In today’s information-saturated world, it can be challenging to separate which reporting is legitimate or “fake.” Matt Taibbi plans on tackling this topic in a presentation Wednesday evening at the Kiva Auditorium.

Taibbi is an award-winning investigative reporter for Rolling Stone Magazine and the author of several books, such as “I Can’t Breathe: A Killing on Bay Street.”

His talk, “The Problems of Reporting in the Internet Age (and How to Counter Them),” will address issues directly relevant to journalism students, said David Weiss, department chair and associate professor for the Department of Communication & Journalism, who will facilitate the event. However, the information will also be of interest to the Albuquerque and University of New Mexico community.

“It’s really relevant to anyone who reads news online, which is basically everyone,” Weiss said. “I think he will be talking about readers’ trust...Is online journalism more trustworthy (or) less trustworthy?”

He said Taibbi will discuss challenges facing magazines and magazine reporters in the current climate.

Don’t miss out on our livestream of “The Problems of Reporting in the Internet Age (and How to Counter Them)” on our Facebook page, starting at 5:30 p.m. MT.

“I think it’s really important our students get exposed to someone who is (practicing journalism), and is doing it well,” Weiss said. “He’s been with (Rolling Stone) for about 10 years, so he can talk about the changes he’s seen and has some really important advice.”

Over his three decades in journalism, Taibbi said he has witnessed a “sudden explosion” of “fake news” culture that has been cultivated in the past year, and in his presentation he will be touching on the challenges that reporters experience as a result.

Another topic Weiss said may come up is the experience Taibbi had in his 20s when he lived in Russia and co-founded the magazine, the eXile.

His wide-spread knowledge of written media — and experience in newspapers, books and magazines — will give students a chance to learn about various forms of journalism, Weiss said.

“It’s interesting, because (Taibbi) really is capable of doing all sorts of journalistic writing,” he said.

Taibbi has been on several talk shows, discussing his various books as well as political and economic issues.

“I don’t get to talk about journalism all that much, believe it or not,” Taibbi said.

Weiss said he thinks every department on campus has an interest in being involved with guest speakers, but having Taibbi is a unique opportunity.
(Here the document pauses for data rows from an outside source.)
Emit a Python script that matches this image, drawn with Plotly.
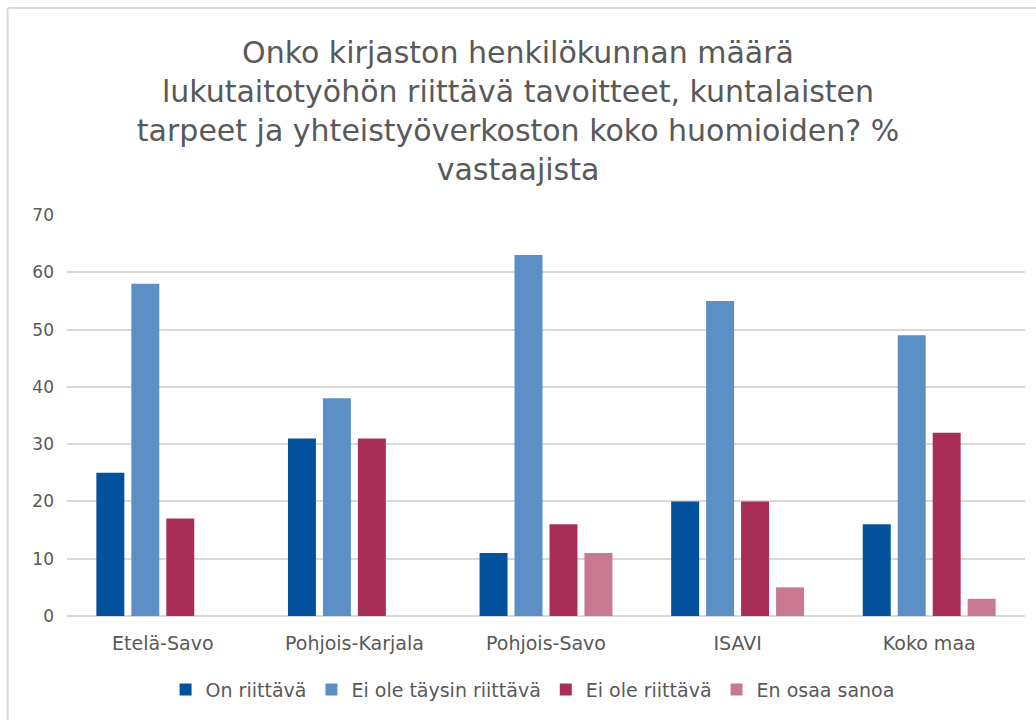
import plotly.graph_objects as go

categories = ["Etelä-Savo", "Pohjois-Karjala", "Pohjois-Savo", "ISAVI", "Koko maa"]
on_riittava = [25, 31, 11, 20, 16]
ei_taysin = [58, 38, 63, 55, 49]
ei_ole = [17, 31, 16, 20, 32]
en_osaa = [None, None, 11, 5, 3]

series_names = ["On riittävä", "Ei ole täysin riittävä", "Ei ole riittävä", "En osaa sanoa"]
series_values = [on_riittava, ei_taysin, ei_ole, en_osaa]
colors = ["#03529E", "#5B8FC5", "#A82E58", "#C87890"]

title_text = ("Onko kirjaston henkilökunnan määrä<br>lukutaitotyöhön riittävä tavoitteet, kuntalaisten"
              "<br>tarpeet ja yhteistyöverkoston koko huomioiden? %<br>vastaajista")

fig = go.Figure()
for name, vals, col in zip(series_names, series_values, colors):
    fig.add_trace(go.Bar(x=categories, y=vals, name=name, marker=dict(color=col, line=dict(width=0))))

font_family = "DejaVu Sans, Verdana, sans-serif"
fig.update_layout(
    width=1036, height=720,
    barmode="group", bargap=0.27, bargroupgap=0.2,
    paper_bgcolor="white", plot_bgcolor="white",
    margin=dict(l=67, r=11, t=215, b=104, autoexpand=False),
    title=dict(text=title_text, x=0.5, xanchor="center", y=0.912, yanchor="top",
               font=dict(family=font_family, size=30, color="#595959")),
    font=dict(family=font_family, color="#595959"),
    xaxis=dict(showgrid=False, showline=False, ticks="", tickfont=dict(size=19, color="#595959"),
               ticklabelstandoff=14),
    yaxis=dict(range=[0, 70], dtick=10, showgrid=True, gridcolor="#D9D9D9", gridwidth=1.5,
               zeroline=True, zerolinecolor="#D9D9D9", zerolinewidth=1.5, showline=False,
               ticks="", tickfont=dict(size=17, color="#595959"), ticklabelstandoff=12),
    legend=dict(orientation="h", x=0.486, xanchor="center", yref="container", y=0.042,
                yanchor="middle", font=dict(size=19, color="#595959"), itemwidth=30,
                traceorder="normal"),
    showlegend=True,
)

# outer chart border (top and left visible in reference)
fig.add_shape(type="line", xref="paper", yref="paper", x0=-0.062, x1=1.02, y0=1.516, y1=1.516,
              line=dict(color="#D9D9D9", width=2))
fig.add_shape(type="line", xref="paper", yref="paper", x0=-0.062, x1=-0.062, y0=1.516, y1=-0.3,
              line=dict(color="#D9D9D9", width=2))

fig.write_html("out.html", config={"displayModeBar": False},
               post_script="document.body.style.margin='0';")
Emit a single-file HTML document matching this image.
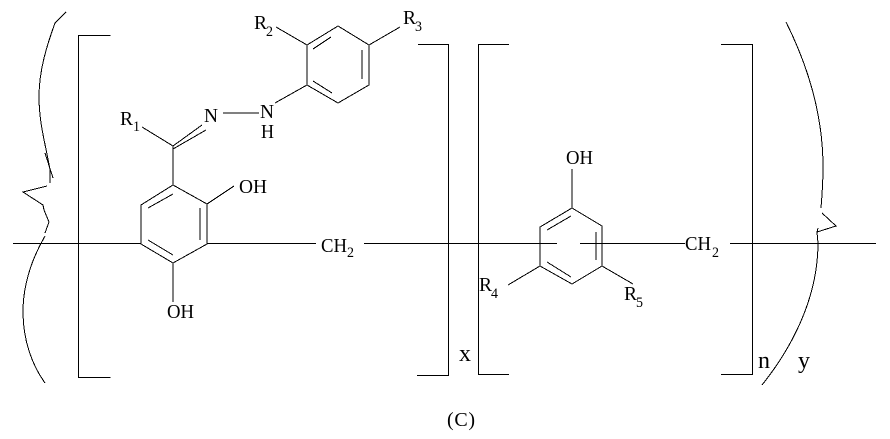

Unlike previous speakers, who are typically professors from other universities, Weiss said Taibbi appeals to a wider audience, beyond just those within the C&J Department.

“I’m really excited that the students in this department will get something really valuable, but I think anyone who attends this has a stake in this topic,” Weiss said.

Taibbi will be speaking Wednesday at 5:30 p.m. in the Kiva Auditorium. The event is open to the public and free of charge.

He is also scheduled to speak separately at three C&J classes Wednesday.